Does varchar perform better than string in Hive?
Since version 0.12 Hive supports the VARCHAR
data type.
Will VARCHAR
provide better performance than STRING
in a typical analytical Hive query?
In hive by default String is mapped to VARCHAR(32762) so this means
The default behavior for the STRING data type is to map the type to SQL data type of VARCHAR(32762), the default behavior can lead to performance issues
This explanation is on the basis of IBM BIG SQL which uses Hive implictly
IBM BIGINSIGHTS doc reference
varchar datatype is also saved internally as a String. The only difference I see is String is unbounded with a max value of 32,767 bytes and Varchar is bounded with a max value of 65,535 bytes. I don't think we will have any performance gain because the internal implementation for both the cases is String. I don't know much about hive internals but I could see the additional processing done by hive for truncating the varchar values.

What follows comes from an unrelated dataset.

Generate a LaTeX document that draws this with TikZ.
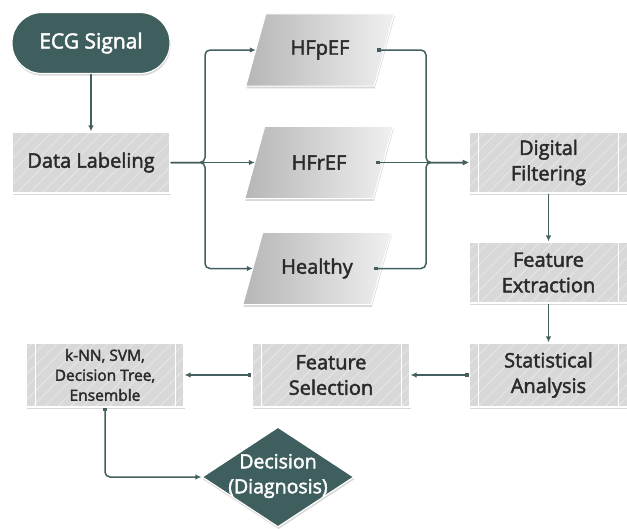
\documentclass[tikz,border=0pt]{standalone}
\usepackage{fontspec}
\setmainfont{Open Sans}
\newfontfamily\semib{Open Sans}[FakeBold=2.2]
\usetikzlibrary{arrows.meta,shapes.geometric,patterns.meta,shadows,backgrounds,calc}
\definecolor{ecgteal}{HTML}{3F5E5E}
\definecolor{lineC}{HTML}{435F5F}
\definecolor{boxfill}{HTML}{D8D8D8}
\definecolor{stripe}{HTML}{E4E4E4}
\definecolor{textC}{HTML}{2A2A2A}
\definecolor{paraDark}{HTML}{B6B6B6}
\definecolor{paraLight}{HTML}{F0F0F0}
\tikzset{
  shadowed/.style={drop shadow={shadow xshift=0.6pt, shadow yshift=-2.2pt, opacity=0.22, fill=black!70}},
  boxbase/.style={rectangle, fill=boxfill, draw=white, line width=1.2pt,
    minimum width=158pt, minimum height=61pt, align=center, text=textC,
    font=\semib\fontsize{20}{25.5}\selectfont, shadowed},
  plainbox/.style={boxbase, path picture={
    \fill[pattern={Lines[angle=45,distance=9pt,line width=1.2pt]}, pattern color=stripe]
      (path picture bounding box.south west) rectangle (path picture bounding box.north east);}},
  procbox/.style={boxbase, path picture={
    \fill[pattern={Lines[angle=45,distance=9pt,line width=1.2pt]}, pattern color=stripe]
      (path picture bounding box.south west) rectangle (path picture bounding box.north east);
    \draw[white, line width=1pt] ([xshift=9pt]path picture bounding box.south west) -- ([xshift=9pt]path picture bounding box.north west);
    \draw[white, line width=1pt] ([xshift=-9pt]path picture bounding box.south east) -- ([xshift=-9pt]path picture bounding box.north east);}},
  term/.style={rectangle, rounded corners=30pt, fill=ecgteal, draw=white, line width=1.2pt,
    minimum width=158pt, minimum height=61pt, text=white,
    font=\semib\fontsize{21}{24}\selectfont, shadowed},
  parabox/.style={rectangle, minimum width=128pt, minimum height=72pt, text=textC,
    font=\semib\fontsize{20}{24}\selectfont},
  parashape/.style={left color=paraDark, right color=paraLight, draw=white, line width=1pt, shadowed},
  decision/.style={diamond, fill=ecgteal, draw=white, line width=1.2pt,
    minimum width=152pt, minimum height=100pt, inner sep=0pt, shadowed},
  dectext/.style={align=center, text=white, font=\semib\fontsize{19.5}{25}\selectfont},
  conn/.style={draw=lineC, line width=1.5pt, rounded corners=5pt,
    -{Latex[length=6pt,width=5.5pt]}},
  dotconn/.style={draw=lineC, line width=1.5pt, rounded corners=5pt,
    {Square[length=3.6pt,width=3.6pt]}-{Latex[length=6pt,width=5.5pt]}}
}
\begin{document}
\begin{tikzpicture}[x=1pt,y=-1pt]
\useasboundingbox (0,0) rectangle (627,528);

\node[term] (ecg) at (91,43) {ECG Signal};
\node[plainbox] (label) at (91,162.5) {Data Labeling};
\node[parabox] (hfpef) at (320,50) {HFpEF};
\node[parabox] (hfref) at (319,162.5) {HFrEF};
\node[parabox] (healthy) at (317,268.5) {Healthy};
\node[procbox] (filt) at (548.5,162.5) {Digital\\Filtering};
\node[procbox] (extr) at (548.5,272.5) {Feature\\Extraction};
\node[procbox, minimum height=64pt] (stat) at (548.5,375) {Statistical\\Analysis};
\node[procbox, minimum height=64pt] (fsel) at (331,375) {Feature\\Selection};
\node[procbox, minimum height=64pt, font=\semib\fontsize{15.5}{20}\selectfont] (clf) at (105,375) {k-NN, SVM,\\Decision Tree,\\Ensemble};
\node[decision] (dec) at (278,477) {};
\node[dectext] (dect) at (278,476) {Decision\\(Diagnosis)};

\begin{scope}[on background layer]
\fill[white] (0,0) rectangle (627,528);
\foreach \n in {hfpef,hfref,healthy}{
  \shade[parashape] ([xshift=10pt]\n.north west) -- ([xshift=10pt]\n.north east)
    -- ([xshift=-10pt]\n.south east) -- ([xshift=-10pt]\n.south west) -- cycle;
}
\end{scope}

\coordinate (j1) at (205,162.5);
\coordinate (j2) at (426,162.5);

\draw[conn] (ecg) -- (label);
\draw[conn] (label.east) -- (j1) |- (hfpef.west);
\draw[conn] (label.east) -- (hfref.west);
\draw[conn] (label.east) -- (j1) |- (healthy.west);

\draw[dotconn] ([xshift=-7pt]hfpef.east) -| (j2) -- (filt.west);
\draw[dotconn] ([xshift=-7pt]hfref.east) -- (filt.west);
\draw[dotconn] ([xshift=-7pt]healthy.east) -| (j2) -- (filt.west);

\draw[conn] (filt) -- (extr);
\draw[conn] (extr) -- (stat);
\draw[dotconn] (stat.west) -- (fsel.east);
\draw[dotconn] (fsel.west) -- (clf.east);
\draw[dotconn] (clf.south) |- (dec.west);
\end{tikzpicture}
\end{document}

Below is the code (org.apache.hadoop.hive.common.type.HiveVarchar) :-
public static String enforceMaxLength(String val, int maxLength) {
String value = val;
if (maxLength > 0) {
int valLength = val.codePointCount(0, val.length());
if (valLength > maxLength) {
// Truncate the excess chars to fit the character length.
// Also make sure we take supplementary chars into account.
value = val.substring(0, val.offsetByCodePoints(0, maxLength));
}
}
return value;
}
If anyone has done performance analysis/benchmarking please share.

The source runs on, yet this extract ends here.